RAPID CITY, S.D. (Mar. 1, 2016) – Two South Dakota Senate bills would legalize medical marijuana in the state, effectively blocking the deplorable federal prohibition of cannabis.
Senate Bill 167 (SB167) was introduced by Sen. Angie O’Donnell (D-Sioux Falls) and two bipartisan co-sponsors, while Senate Bill 171 (SB171) was introduced by the Senate Health and Human Services Committee. These bills would set up a state regulatory regime allowing medical marijuana to make its way into the hands of the sick.
SB167 contains a simple declaration stating that “the compassionate use of medical cannabis is permitted and the use shall be regulated.”

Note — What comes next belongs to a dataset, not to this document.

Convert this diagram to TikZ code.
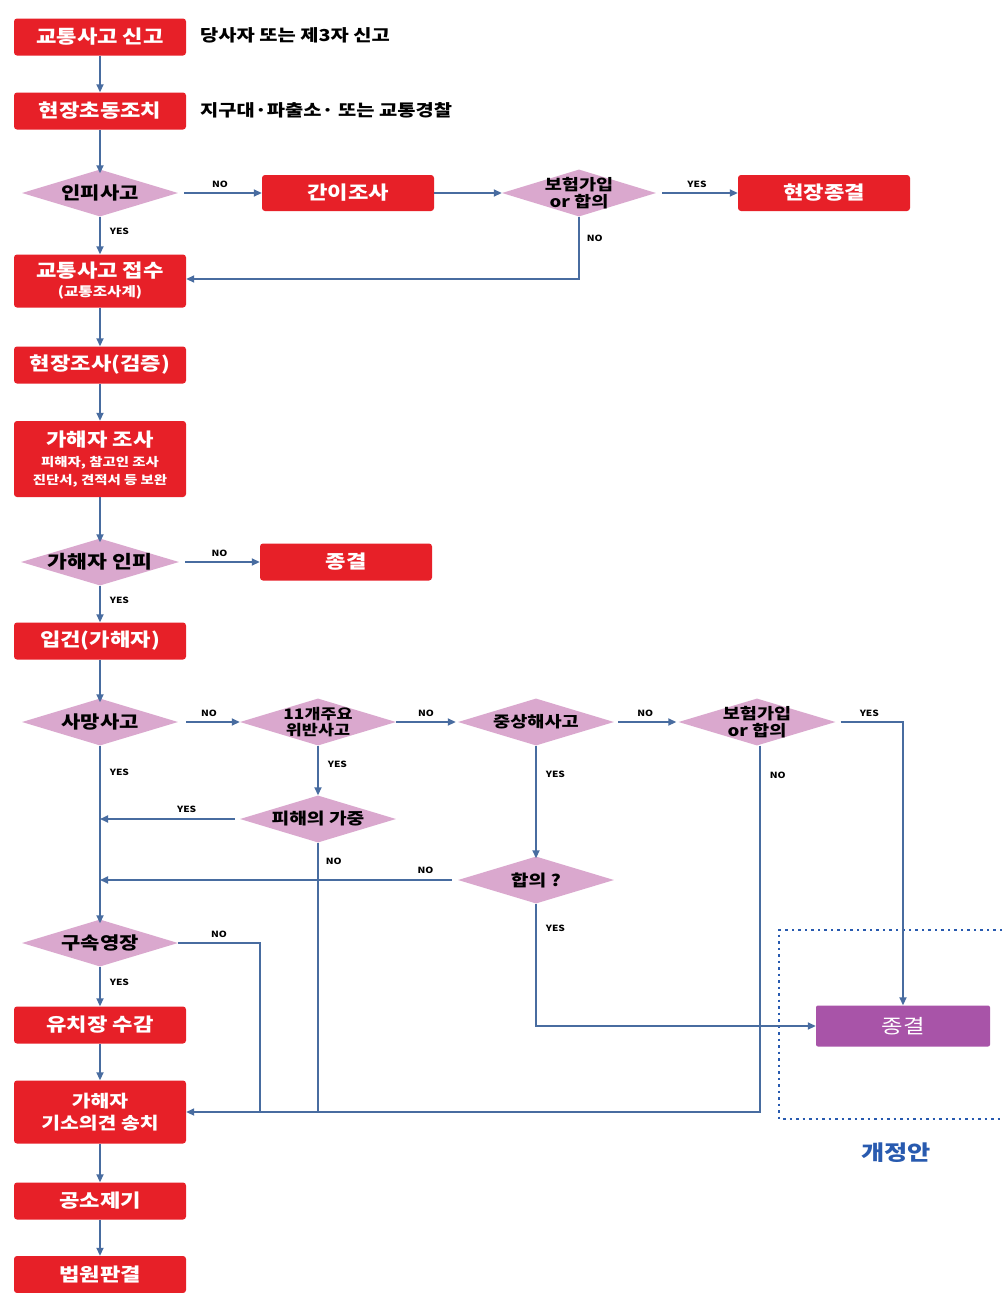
\documentclass[tikz,border=0pt]{standalone}
\usepackage{fontspec}
\setmainfont{Noto Sans CJK KR}[FakeStretch=1.2]
\usetikzlibrary{shapes.geometric,arrows.meta}
\definecolor{boxred}{RGB}{231,32,40}
\definecolor{diapink}{RGB}{218,168,206}
\definecolor{arrowblue}{RGB}{72,108,160}
\definecolor{endpurple}{RGB}{168,84,168}
\definecolor{revblue}{RGB}{40,90,175}
\newcommand{\fs}[2]{\fontsize{#1}{#2}\selectfont}
\begin{document}
\begin{tikzpicture}[x=1pt,y=-1pt,
  box/.style={fill=boxred, rounded corners=3pt, minimum width=172pt, minimum height=37pt,
    text=white, font=\bfseries\fs{18.5}{21}, align=center, inner sep=2pt},
  dia/.style={diamond, fill=diapink, minimum width=156pt, minimum height=47pt, inner sep=0pt},
  dtext/.style={font=\bfseries\fs{17.5}{16}, align=center, text=black, inner sep=0pt},
  dtwo/.style={dtext, font=\bfseries\fs{15.5}{16.5}},
  arr/.style={draw=arrowblue, line width=1.7pt, -{Triangle[length=8pt,width=7pt]}},
  ln/.style={draw=arrowblue, line width=1.7pt},
  lab/.style={font=\bfseries\fs{8.5}{9}, inner sep=1pt, text=black},
  side/.style={font=\bfseries\fs{16.5}{18}, anchor=west, inner sep=0pt}
]
\useasboundingbox (0,0) rectangle (1002,1293);
\fill[white] (0,0) rectangle (1002,1293);

% left column and branches
\node[box] (b1) at (100,37) {교통사고 신고};
\node[side] (s1) at (200,35) {당사자 또는 제3자 신고};
\node[box] (b2) at (100,111) {현장초동조치};
\node[side] (s2) at (200,110) {지구대·파출소· 또는 교통경찰};
\node[dia] (d1) at (100,193) {};
\node[dtext] (t1) at (d1) {인피사고};
\node[box, minimum height=36pt] (b3) at (348,193) {간이조사};
\node[dia, minimum width=154pt] (d2) at (579,193) {};
\node[dtwo] (t2) at (d2) {보험가입\\or 합의};
\node[box, minimum height=36pt] (b4) at (824,193) {현장종결};
\node[box, minimum height=53pt, font=\bfseries\fs{18.5}{19}] (b5) at (100,281) {교통사고 접수\\{\fs{13}{14}(교통조사계)}};
\node[box] (b6) at (100,365) {현장조사(검증)};
\node[box, minimum height=76pt] (b7) at (100,459) {가해자 조사\\[-1pt]{\fs{12}{15}피해자, 참고인 조사}\\[-3pt]{\fs{12}{15}진단서, 견적서 등 보완}};
\node[dia, minimum width=158pt] (d3) at (100,562) {};
\node[dtext, font=\bfseries\fs{18}{16}] (t3) at (d3) {가해자 인피};
\node[box] (b8) at (346,562) {종결};
\node[box] (b9) at (100,641) {입건(가해자)};
\node[dia] (d4) at (100,722) {};
\node[dtext] (t4) at (d4) {사망사고};
\node[dia] (d5) at (318,722) {};
\node[dtwo, font=\bfseries\fs{14.5}{16.5}] (t5) at (d5) {11개주요\\위반사고};
\node[dia] (d6) at (536,722) {};
\node[dtext, font=\bfseries\fs{15.5}{15}] (t6) at (d6) {중상해사고};
\node[dia, minimum width=157pt] (d7) at (757,722) {};
\node[dtwo] (t7) at (d7) {보험가입\\or 합의};
\node[dia] (d9) at (318,819) {};
\node[dtext, font=\bfseries\fs{16}{15}] (t9) at (d9) {피해의 가중};
\node[dia] (d10) at (536,880) {};
\node[dtext, font=\bfseries\fs{16}{15}] (t10) at (d10) {합의 ?};
\node[dia] (d8) at (100,943) {};
\node[dtext] (t8) at (d8) {구속영장};
\node[box] (b10) at (100,1025) {유치장 수감};
\node[box, minimum height=63pt, font=\bfseries\fs{17}{22}] (b11) at (100,1112) {가해자\\기소의견 송치};
\node[box] (b12) at (100,1201) {공소제기};
\node[box] (b13) at (100,1274.5) {법원판결};
\node[fill=endpurple, rounded corners=2pt, minimum width=174pt, minimum height=41pt,
  text=white, font=\fs{19.5}{21}] (p) at (903,1026) {종결};

% revision frame
\draw[revblue, line width=2pt, dash pattern=on 2.5pt off 4pt]
  (1002,930) -- (779,930) -- (779,1119) -- (1002,1119);
\node[text=revblue, font=\bfseries\fs{21}{23}] (rev) at (896,1153) {개정안};

% junction coordinates
\coordinate (j1) at (260,1111);

% connectors
\draw[arr] (b1.south) -- (b2.north);
\draw[arr] (b2.south) -- ([yshift=-4pt]d1.north);
\draw[arr, shorten <=6pt] (d1.east) -- node[lab, above=4pt] {NO} (b3.west);
\draw[arr] (b3.east) -- (d2.west);
\draw[arr, shorten <=6pt] (d2.east) -- node[lab, above=4pt] {YES} (b4.west);
\draw[arr] (d2.south) |- node[lab, right=6pt, pos=0.17] {NO} ([yshift=2pt]b5.east);
\draw[arr] (d1.south) -- node[lab, right=8pt, pos=0.4] {YES} (b5.north);
\draw[arr] (b5.south) -- (b6.north);
\draw[arr] (b6.south) -- (b7.north);
\draw[arr] (b7.south) -- ([yshift=-4pt]d3.north);
\draw[arr, shorten <=6pt] (d3.east) -- node[lab, above=4pt] {NO} (b8.west);
\draw[arr] (d3.south) -- node[lab, right=8pt, pos=0.4] {YES} (b9.north);
\draw[arr] (b9.south) -- ([yshift=-4pt]d4.north);
\draw[arr, shorten <=8pt] (d4.east) -- node[lab, above=4pt] {NO} (d5.west);
\draw[arr] (d5.east) -- node[lab, above=4pt] {NO} ([xshift=-2pt]d6.west);
\draw[arr, shorten <=4pt] (d6.east) -- node[lab, above=4pt] {NO} ([xshift=-2pt]d7.west);
\draw[arr, shorten <=5pt] (d7.east) -| node[lab, above=4pt, pos=0.25] {YES} (p.north);
\draw[arr] (d4.south) -- node[lab, right=8pt, pos=0.15] {YES} ([yshift=-4pt]d8.north);
\draw[arr] (d5.south) -- node[lab, right=8pt, pos=0.38] {YES} (d9.north);
\draw[arr, shorten <=5pt] (d9.west) -- node[lab, above=5pt, pos=0.38] {YES} (d4.south |- d9.west);
\draw[ln] (d9.south) -- node[lab, right=6pt, pos=0.07] {NO} (d9.south |- b11.east);
\draw[arr] (d6.south) -- node[lab, right=8pt, pos=0.25] {YES} ([yshift=-2pt]d10.north);
\draw[arr, shorten <=6pt] (d10.west) -- node[lab, above=5pt, pos=0.09] {NO} (d4.south |- d10.west);
\draw[arr] (d10.south) |- node[lab, right=8pt, pos=0.1] {YES} (p.west);
\draw[arr] ([xshift=3pt]d7.south) |- node[lab, right=8pt, pos=0.04] {NO} (b11.east);
\draw[ln] (d8.east) -| node[lab, above=4pt, pos=0.25] {NO} (j1);
\draw[arr] (d8.south) -- node[lab, right=8pt, pos=0.4] {YES} (b10.north);
\draw[arr] (b10.south) -- (b11.north);
\draw[arr] (b11.south) -- (b12.north);
\draw[arr] (b12.south) -- (b13.north);
\end{tikzpicture}
\end{document}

SB171 would permit South Dakota residents complying under the regulatory framework set up by the bill to do the following:
"(1) Purchase or otherwise acquire cannabis from cultivation facility, or a cannabis product or cannabis from a cannabis product manufacturing facility;
(2) Possess, produce, process, manufacture, compound, convert, prepare, pack, repack, and store cannabis or a cannabis product;
(3) Deliver, transfer, or transport cannabis, a cannabis product, cannabis paraphernalia, or related supplies or educational materials to a dispensary or cannabis product manufacturing facility;
(4) Deliver, transfer, or transport cannabis to a testing facility and compensate a testing facility for services provided; or
(5) Deliver, sell, supply, transfer, or transport cannabis, a cannabis product, cannabis paraphernalia, or related supplies or educational materials to a cannabis product manufacturing facility or dispensary."

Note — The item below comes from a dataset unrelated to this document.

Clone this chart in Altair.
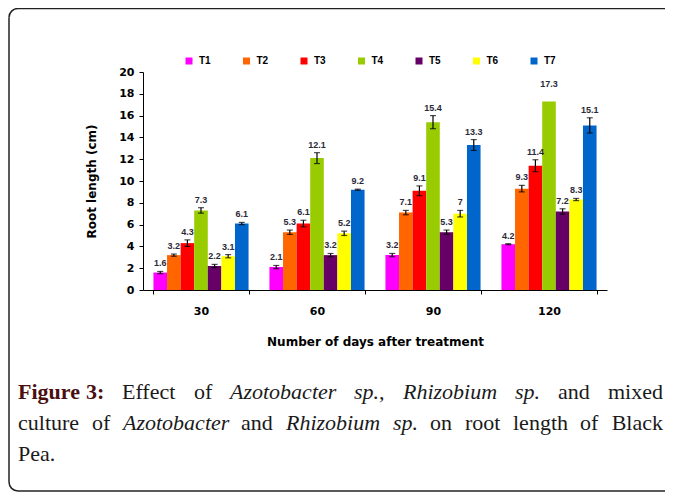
import math
import altair as alt
import pandas as pd

# ---------------- data ----------------
days = ["30", "60", "90", "120"]
treatments = ["T1", "T2", "T3", "T4", "T5", "T6", "T7"]
colors = ["#FF00FF", "#FF6600", "#FF0000", "#99CC00", "#660066", "#FFFF00", "#0066CC"]

root_30 = [1.6, 3.2, 4.3, 7.3, 2.2, 3.1, 6.1]
root_60 = [2.1, 5.3, 6.1, 12.1, 3.2, 5.2, 9.2]
root_90 = [3.2, 7.1, 9.1, 15.4, 5.3, 7.0, 13.3]
root_120 = [4.2, 9.3, 11.4, 17.3, 7.2, 8.3, 15.1]

err_30 = [0.1, 0.1, 0.3, 0.25, 0.15, 0.15, 0.1]
err_60 = [0.15, 0.2, 0.3, 0.5, 0.15, 0.2, 0.05]
err_90 = [0.15, 0.2, 0.45, 0.6, 0.2, 0.3, 0.5]
err_120 = [0.05, 0.3, 0.55, 0.85, 0.25, 0.1, 0.7]
# error bar of T4 at 120 days is not visible in the original
shown_120 = [True, True, True, False, True, True, True]

values = [root_30, root_60, root_90, root_120]
errors = [err_30, err_60, err_90, err_120]
shown = [[True] * 7, [True] * 7, [True] * 7, shown_120]

rows = []
for d, vals, errs, shw in zip(days, values, errors, shown):
    for t, v, e, s in zip(treatments, vals, errs, shw):
        rows.append({"day": d, "treat": t, "value": v, "lo": v - e, "hi": v + e,
                     "label": f"{v:g}", "shown": s})
df = pd.DataFrame(rows)

# ---------------- layout ----------------
W, H = 464, 218
PAD = {"left": 135, "top": 64, "right": 657 - 135 - W, "bottom": 484 - 64 - H}
OX, OY = 143, 72  # page position of plot origin

SANS = "Liberation Sans"
WIDE = "DejaVu Sans"
SERIF = "Liberation Serif"

x_enc = alt.X("day:N", sort=days,
              scale=alt.Scale(paddingInner=0.18, paddingOuter=0.09),
              axis=alt.Axis(title="Number of days after treatment", labelAngle=0,
                            tickBand="extent", tickSize=4, labelFont=WIDE,
                            labelFontSize=11, labelFontWeight="bold",
                            titleFont=WIDE, titleFontSize=12,
                            titleFontWeight="bold", labelPadding=11, titlePadding=20))
xo_enc = alt.XOffset("treat:N", sort=treatments,
                     scale=alt.Scale(paddingInner=0, paddingOuter=0))
y_axis = alt.Axis(title="Root length (cm)", values=list(range(0, 21, 2)), tickSize=4,
                  grid=False, labelFont=WIDE, labelFontSize=11, labelFontWeight="bold",
                  titleFont=WIDE, titleFontSize=12, titleFontWeight="bold",
                  labelPadding=5, titlePadding=20)
y_scale = alt.Scale(domain=[0, 20], nice=False)

base = alt.Chart(df)

bars = base.mark_bar().encode(
    x=x_enc, xOffset=xo_enc,
    y=alt.Y("value:Q", scale=y_scale, axis=y_axis),
    color=alt.Color("treat:N", sort=treatments,
                    scale=alt.Scale(domain=treatments, range=colors),
                    legend=alt.Legend(title=None, orient="none", legendX=41, legendY=-16,
                                      direction="horizontal", columns=7,
                                      symbolType="square", symbolSize=49,
                                      symbolStrokeWidth=0, labelFont=SANS,
                                      labelFontSize=10, labelFontWeight="bold",
                                      labelOffset=5, columnPadding=30.5,
                                      gridAlign="all", padding=0)),
)

err_base = base.transform_filter("datum.shown")
rules = err_base.mark_rule(color="black", strokeWidth=1.2).encode(
    x=x_enc, xOffset=xo_enc,
    y=alt.Y("lo:Q", scale=y_scale, axis=y_axis), y2="hi:Q")
cap_hi = err_base.mark_tick(color="black", size=6, thickness=1.2).encode(
    x=x_enc, xOffset=xo_enc, y=alt.Y("hi:Q", scale=y_scale, axis=y_axis))
cap_lo = err_base.mark_tick(color="black", size=6, thickness=1.2).encode(
    x=x_enc, xOffset=xo_enc, y=alt.Y("lo:Q", scale=y_scale, axis=y_axis))
labels = base.mark_text(font=SANS, fontSize=9, fontWeight="bold", color="#2a2a3a",
                        baseline="bottom", dy=-3).encode(
    x=x_enc, xOffset=xo_enc, y=alt.Y("hi:Q", scale=y_scale, axis=y_axis),
    text="label:N")

one = pd.DataFrame({"k": [0]})

# ---- rounded frame (left side rounded, right side runs off the page) ----
FL, FT, FB, R = 9, 8.5, 491, 9
FCOL, FW = "#222222", 1.5
frame_layers = [
    alt.Chart(one).mark_rule(color=FCOL, strokeWidth=FW).encode(
        x=alt.value(FL - OX), y=alt.value(FT + R - OY), y2=alt.value(FB - R - OY)),
    alt.Chart(one).mark_rule(color=FCOL, strokeWidth=FW).encode(
        x=alt.value(FL + R - OX), x2=alt.value(2000), y=alt.value(FT - OY)),
    alt.Chart(one).mark_rule(color=FCOL, strokeWidth=FW).encode(
        x=alt.value(FL + R - OX), x2=alt.value(2000), y=alt.value(FB - OY)),
    alt.Chart(one).mark_arc(color=FCOL, innerRadius=R - FW / 2, radius=R + FW / 2,
                            theta=1.5 * math.pi, theta2=2 * math.pi).encode(
        x=alt.value(FL + R - OX), y=alt.value(FT + R - OY)),
    alt.Chart(one).mark_arc(color=FCOL, innerRadius=R - FW / 2, radius=R + FW / 2,
                            theta=math.pi, theta2=1.5 * math.pi).encode(
        x=alt.value(FL + R - OX), y=alt.value(FB - R - OY)),
]

# caption words: (text, page_x, page_baseline, style, align)
caption = [
    ("Figure", 18, 399, "bold", "left"),
    ("3:", 86, 399, "bold", "left"),
    ("Effect", 122, 399, "normal", "left"),
    ("of", 194, 399, "normal", "left"),
    ("Azotobacter", 230, 399, "italic", "left"),
    ("sp.,", 354, 399, "italic", "left"),
    ("Rhizobium", 403, 399, "italic", "left"),
    ("sp.", 515, 399, "italic", "left"),
    ("and", 558, 399, "normal", "left"),
    ("mixed", 663, 399, "normal", "right"),
    ("culture", 18, 430, "normal", "left"),
    ("of", 92, 430, "normal", "left"),
    ("Azotobacter", 123, 430, "italic", "left"),
    ("and", 241, 430, "normal", "left"),
    ("Rhizobium", 286, 430, "italic", "left"),
    ("sp.", 393, 430, "italic", "left"),
    ("on", 430, 430, "normal", "left"),
    ("root", 465, 430, "normal", "left"),
    ("length", 513, 430, "normal", "left"),
    ("of", 580, 430, "normal", "left"),
    ("Black", 663, 430, "normal", "right"),
    ("Pea.", 18, 461, "normal", "left"),
]

cap_layers = []
for word, px, py, style, al in caption:
    kw = dict(text=word, font=SERIF, fontSize=22, align=al, baseline="alphabetic",
              color="#1a1a1a")
    if style == "bold":
        kw["fontWeight"] = "bold"
        kw["color"] = "#4a1010"
    elif style == "italic":
        kw["fontStyle"] = "italic"
    cap_layers.append(alt.Chart(one).mark_text(**kw).encode(
        x=alt.value(px - OX), y=alt.value(py - OY)))

chart = alt.layer(*frame_layers, bars, rules, cap_hi, cap_lo, labels,
                  *cap_layers).properties(
    width=W, height=H, padding=PAD, autosize=alt.AutoSizeParams(type="none"),
    background="white",
).configure_axis(
    domainColor="black", tickColor="black",
    labelColor="black", titleColor="black", domainWidth=1, tickWidth=1,
).configure_view(stroke=None)

chart.save("out.html", embed_options={"renderer": "svg", "actions": False})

Under SB171, patients would qualify to use medical marijuana if they suffered from AIDS, HIV, anorexia, arthritis, endometriosis, cachexia or wasting disease, cancer, glaucoma, hepatitis C, amyotrophic lateral sclerosis, multiple sclerosis, reflex sympathetic dystrophy, Crohn’s disease, Alzheimer’s disease, ulcerative colitis, irritable bowel syndrome, continuous muscle spasms, epilepsy or seizures, severe nausea, debilitating pain, post traumatic stress disorder, and the treatment of the aforementioned diseases and conditions. Other conditions may qualify under the discretion of state regulators. Dispensaries would be legalized to distribute medical marijuana under the bill as well.

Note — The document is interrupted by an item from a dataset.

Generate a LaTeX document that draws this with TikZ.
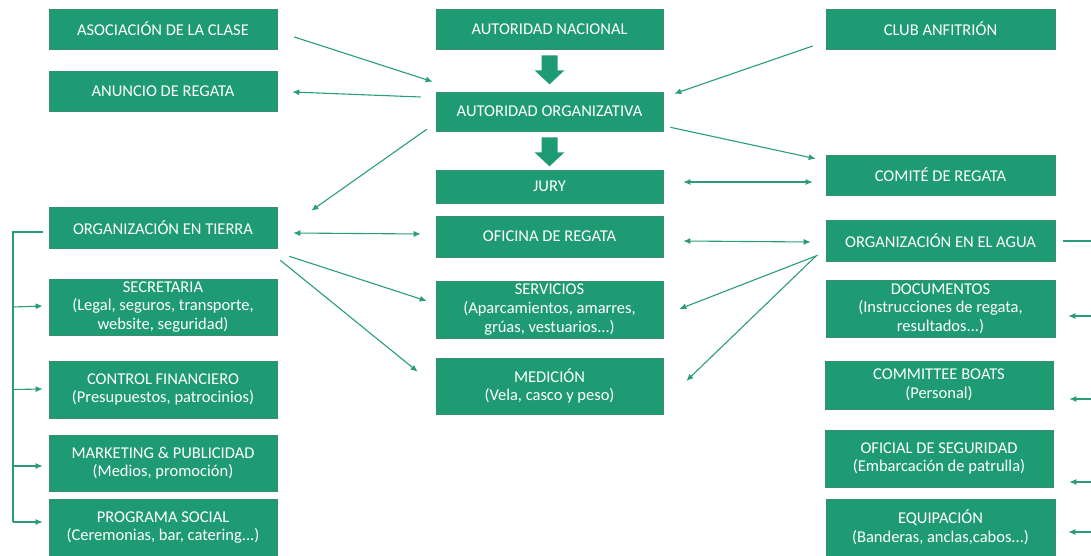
\documentclass[tikz,border=0pt]{standalone}
\usepackage{fontspec}
\setmainfont{Carlito}
\usepackage{tikz}
\usetikzlibrary{arrows.meta,calc}
\definecolor{Verde}{HTML}{1F9B74}
\definecolor{VerdeLine}{HTML}{2A9C78}
\definecolor{VerdeEdge}{HTML}{3A8F73}
\tikzset{caja/.style={draw=VerdeEdge,line width=.6pt,fill=Verde,text=white,align=center,inner sep=2pt},flow/.style={-{Latex[length=7pt,width=6pt]},line width=1.1pt,draw=VerdeLine},both/.style={{Latex[length=7pt,width=6pt]}-{Latex[length=7pt,width=6pt]},line width=1.1pt,draw=VerdeLine},bus/.style={line width=1.1pt,draw=VerdeLine}}
\newcommand\bajada[1]{\fill[Verde]($(#1.south)+(-8,6)$)--++(16,0)--++(0,15)--++(7,0)--++(-15,14)--++(-15,-14)--++(7,0)--cycle;}
\begin{document}
\begin{tikzpicture}[x=1pt,y=-1pt,every node/.style={font=\fontsize{16.5}{18.6}\selectfont}]
      \useasboundingbox (0,0) rectangle (1091,556);
      % columna izquierda
      \node[caja,minimum width=228pt,minimum height=40pt](asoc) at (163,29){ASOCIACIÓN DE LA CLASE};
      \node[caja,minimum width=228pt,minimum height=40pt](anuncio) at (163,91){ANUNCIO DE REGATA};
      \node[caja,minimum width=228pt,minimum height=41pt](tierra) at (163,227.5){ORGANIZACIÓN EN TIERRA};
      \node[caja,minimum width=228pt,minimum height=56pt](secret) at (163,307){SECRETARIA\\(Legal, seguros, transporte,\\website, seguridad)};
      \node[caja,minimum width=228pt,minimum height=57pt](control) at (163,389.5){CONTROL FINANCIERO\\(Presupuestos, patrocinios)};
      \node[caja,minimum width=228pt,minimum height=56pt](marketing) at (163,463){MARKETING \& PUBLICIDAD\\(Medios, promoción)};
      \node[caja,minimum width=228pt,minimum height=57pt](social) at (163,527.5){PROGRAMA SOCIAL\\(Ceremonias, bar, catering...)};
      % columna central
      \node[caja,minimum width=227pt,minimum height=40pt](nacional) at (549.5,29){AUTORIDAD NACIONAL};
      \node[caja,minimum width=227pt,minimum height=39pt](orgaut) at (549.5,111.5){AUTORIDAD ORGANIZATIVA};
      \node[caja,minimum width=227pt,minimum height=33pt](jury) at (549.5,186.5){JURY};
      \node[caja,minimum width=227pt,minimum height=41pt](oficina) at (549.5,236.5){OFICINA DE REGATA};
      \node[caja,minimum width=227pt,minimum height=57pt](servicios) at (549.5,309.5){SERVICIOS\\(Aparcamientos, amarres,\\grúas, vestuarios...)};
      \node[caja,minimum width=227pt,minimum height=56pt](medicion) at (549.5,386){MEDICIÓN\\(Vela, casco y peso)};
      % columna derecha
      \node[caja,minimum width=229pt,minimum height=40pt](club) at (940.5,29){CLUB ANFITRIÓN};
      \node[caja,minimum width=229pt,minimum height=40pt](comite) at (940.5,175){COMITÉ DE REGATA};
      \node[caja,minimum width=229pt,minimum height=41pt](agua) at (940.5,240.5){ORGANIZACIÓN EN EL AGUA};
      \node[caja,minimum width=229pt,minimum height=57pt](documentos) at (940.5,308.5){DOCUMENTOS\\(Instrucciones de regata,\\resultados...)};
      \node[caja,minimum width=228pt,minimum height=48pt](boats) at (939,385){COMMITTEE BOATS\\(Personal)};
      \node[caja,minimum width=228pt,minimum height=57pt](oficial) at (939,458.5){OFICIAL DE SEGURIDAD\\(Embarcación de patrulla)};
      \node[caja,minimum width=229pt,minimum height=57pt](equipacion) at (940.5,527.5){EQUIPACIÓN\\(Banderas, anclas,cabos...)};
      \coordinate (lbus) at (13,232);
      \coordinate (rbus) at (1091,241);
      % flechas gruesas
      \bajada{nacional}\bajada{orgaut}
      % conexiones
      \draw[flow]($(asoc.east)+(17,8)$)--($(orgaut.north west)+(-3,-10)$);
      \draw[flow]($(orgaut.west)+(-15,-14.5)$)--($(anuncio.east)+(15,1)$);
      \draw[flow]($(club.west)+(-13,17)$)--($(orgaut.north east)+(11,2)$);
      \draw[flow]($(orgaut.south west)+(-9,-2)$)--($(tierra.north east)+(34,4)$);
      \draw[flow]($(orgaut.south east)+(7,-4)$)--($(comite.north west)+(-10,4)$);
      \draw[both]($(jury.east)+(20,-4.5)$)--($(comite.west)+(-13,7)$);
      \draw[both]($(tierra.east)+(16,5.5)$)--($(oficina.west)+(-15,-2.5)$);
      \draw[both]($(oficina.east)+(20,4.5)$)--($(agua.west)+(-15,1.5)$);
      \draw[flow]($(tierra.south east)+(12,8)$)--($(servicios.west)+(-9,-8.5)$);
      \draw[flow]($(tierra.south east)+(3,12)$)--($(medicion.north west)+(-18,14)$);
      \draw[flow]($(agua.south west)+(-8,-6)$)--($(servicios.east)+(16,-.5)$);
      \draw[flow]($(agua.south west)+(-10,-5)$)--($(medicion.east)+(23,-5)$);
      % ramas laterales
      \draw[bus]($(tierra.west)+(-6,4.5)$)--(lbus)--(lbus |- 0,522);
      \draw[flow](lbus |- secret.west)--($(secret.west)+(-6,-1)$);
      \draw[flow](lbus |- control.west)--($(control.west)+(-6,-.5)$);
      \draw[flow]($(lbus |- marketing.west)+(0,3)$)--($(marketing.west)+(-6,3)$);
      \draw[flow]($(lbus |- social.west)+(0,-5.5)$)--($(social.west)+(-6,-5.5)$);
      \draw[bus]($(agua.east)+(8,.5)$)--(rbus);
      \draw[flow]($(rbus |- documentos.east)+(0,7.5)$)--($(documentos.east)+(13,7.5)$);
      \draw[flow]($(rbus |- boats.east)+(0,14)$)--($(boats.east)+(16,14)$);
      \draw[flow]($(rbus |- oficial.east)+(0,23.5)$)--($(oficial.east)+(16,23.5)$);
      \draw[flow]($(rbus |- equipacion.east)+(0,4.5)$)--($(equipacion.east)+(13,4.5)$);
    \end{tikzpicture}
\end{document}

Despite federal marijuana prohibition, measures such as SB167 and SB171 remain perfectly lawful, and there is little if anything the feds can do to stop them in practice.
EFFECT ON FEDERAL PROHIBITION
Passage of these bills would partially remove one layer of law prohibiting the possession and use of marijuana in South Dakota, but federal prohibition would remain in place.
Of course, the federal government lacks any legitimate authority to ban or regulate marijuana within the borders of a state, despite the opinion of the politically connected lawyers on the Supreme Court. If you doubt this, ask yourself why it took a constitutional amendment to institute federal alcohol prohibition.
While this South Dakota bills would not alter federal law, they would take a step toward blocking in effect the federal ban. FBI statistics show that law enforcement makes approximately 99 of 100 marijuana arrests under state, not federal law. By easing the state laws, the South Dakota legislature would remove some of the basis for 99 percent of marijuana arrests.
Furthermore, figures indicate it would take 40 percent of the DEA’s yearly-budget just to investigate and raid all of the dispensaries in Los Angeles – a single city in a single state. That does not include the cost of prosecution. The lesson? The feds lack the resources to enforce marijuana prohibition without state assistance.
If the South Dakota legislature passes SB167 or SB171, the Mount Rushmore State would join a growing number of states simply ignoring federal prohibition. Colorado, Washington state and Alaska have all legalized both recreational and medical marijuana, and 23 states now allow cannabis for medical use. With nearly half the country legalizing marijuana, the feds find themselves in a position where they simply can’t enforce prohibition any more. The feds need state cooperation to fight the “drug war,” and that has rapidly evaporated in the last few years with state legalization, practically ending the ban.
“The lesson here is pretty straight forward. When enough people say, ‘No!’ to the federal government, and enough states pass laws backing those people up, there’s not much the feds can do to shove their so-called laws, regulations or mandates down our throats,” policy analyst Michael Boldin said.
SB167 and SB171 must pass the Senate Health & Provider Services Committee before they can receive votes in the full Senate.